• _Direction_:
Exactly as written, write out the lines below from the first to the one containing "plt.rcParams['hatch.linewidth'] = 3.0", inclusive. Pictures do not belong in the copy.

• _Data_:
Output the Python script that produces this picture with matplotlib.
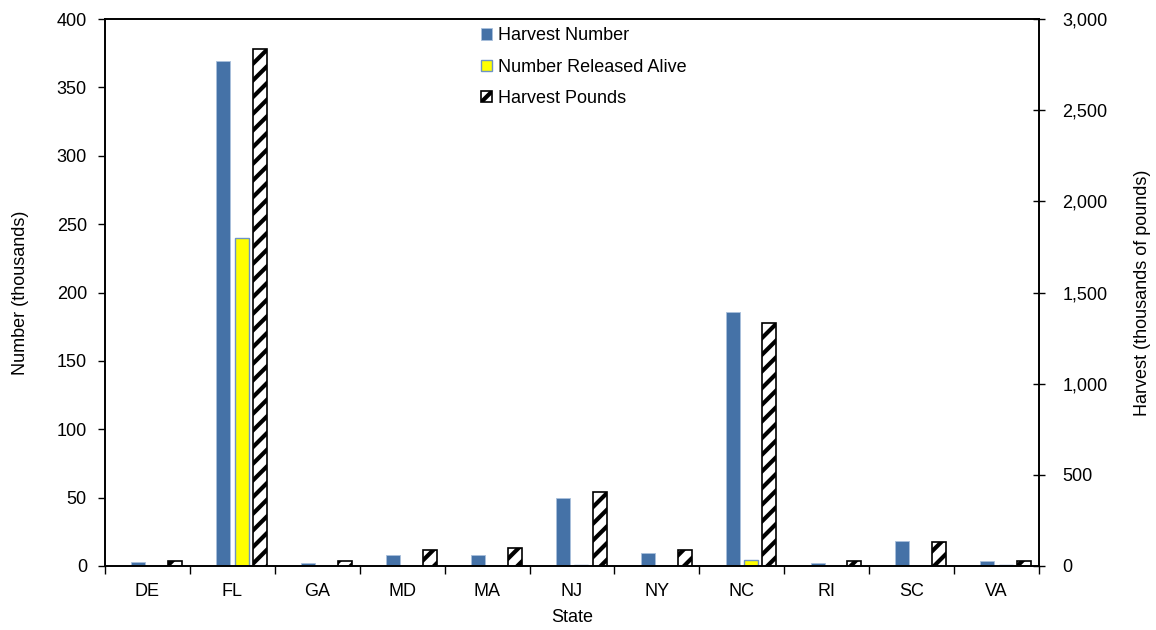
import numpy as np
import matplotlib
matplotlib.use("Agg")
import matplotlib.pyplot as plt
from matplotlib.ticker import FuncFormatter, MultipleLocator, FixedLocator

plt.rcParams['font.family'] = ['Liberation Sans', 'DejaVu Sans']
plt.rcParams['hatch.linewidth'] = 3.0

states = ['DE', 'FL', 'GA', 'MD', 'MA', 'NJ', 'NY', 'NC', 'RI', 'SC', 'VA']
# thousands of fish
harvest_number = [2.8, 369, 2.0, 7.7, 8.2, 49.5, 9.5, 185.5, 2.5, 18.1, 4.0]
released_alive = [0, 240, 0, 0, 0, 1.0, 0, 4.5, 0, 0, 1.0]
# thousands of pounds
harvest_pounds = [25, 2835, 26, 85, 98, 407, 89, 1333, 30, 134, 30]

fs = 13

fig = plt.figure(figsize=(11.56, 6.30), dpi=100)
ax = fig.add_axes([0.0908, 0.1016, 0.808, 0.8682])
ax2 = ax.twinx()

x = np.arange(len(states))
w = 0.165
s = 0.217

b1 = ax.bar(x - 0.5*s, harvest_number, w, color='#4572a7', edgecolor='#a9c0dc',
            linewidth=0.6, label='Harvest Number')
b2 = ax.bar(x + 0.5*s, released_alive, w, color='#ffff00', edgecolor='#6d93c4',
            linewidth=1.0, label='Number Released Alive')
b3 = ax2.bar(x + 1.5*s, harvest_pounds, w, color='white', edgecolor='black',
             hatch='//', linewidth=1.2, label='Harvest Pounds')

ax.set_xlim(-0.5, len(states) - 0.5)
ax.set_ylim(0, 400)
ax2.set_ylim(0, 3000)
ax.yaxis.set_major_locator(MultipleLocator(50))
ax2.yaxis.set_major_locator(MultipleLocator(500))
ax2.yaxis.set_major_formatter(FuncFormatter(lambda v, p: '{:,.0f}'.format(v)))

ax.set_xticks(x)
ax.set_xticklabels(states)
ax.xaxis.set_minor_locator(FixedLocator(np.arange(-0.5, len(states), 1.0)))
ax.tick_params(axis='x', which='major', length=0, pad=12, labelsize=fs)
ax.tick_params(axis='x', which='minor', length=6, width=1, direction='out')
ax.tick_params(axis='y', length=5, width=1, direction='out', labelsize=fs, pad=8)
ax2.tick_params(axis='y', length=8, width=1, direction='inout', labelsize=fs, pad=13)

for sp in ax.spines.values():
    sp.set_linewidth(1.2)
for sp in ax2.spines.values():
    sp.set_linewidth(1.2)

ax.set_xlabel('State', fontsize=fs, labelpad=7)
ax.set_ylabel('Number (thousands)', fontsize=fs, labelpad=20)
ax2.set_ylabel('Harvest (thousands of pounds)', fontsize=fs, labelpad=19)

ax.legend(handles=[b1, b2, b3], loc='upper left', bbox_to_anchor=(0.403, 0.985),
          frameon=False, fontsize=fs, handlelength=0.6, handleheight=0.6,
          handletextpad=0.3, labelspacing=0.8, borderaxespad=0, borderpad=0)

fig.savefig('out.png', dpi=100)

• _The response_:
Output the Python script that produces this picture with matplotlib.
import numpy as np
import matplotlib
matplotlib.use("Agg")
import matplotlib.pyplot as plt
from matplotlib.ticker import FuncFormatter, MultipleLocator, FixedLocator

plt.rcParams['font.family'] = ['Liberation Sans', 'DejaVu Sans']
plt.rcParams['hatch.linewidth'] = 3.0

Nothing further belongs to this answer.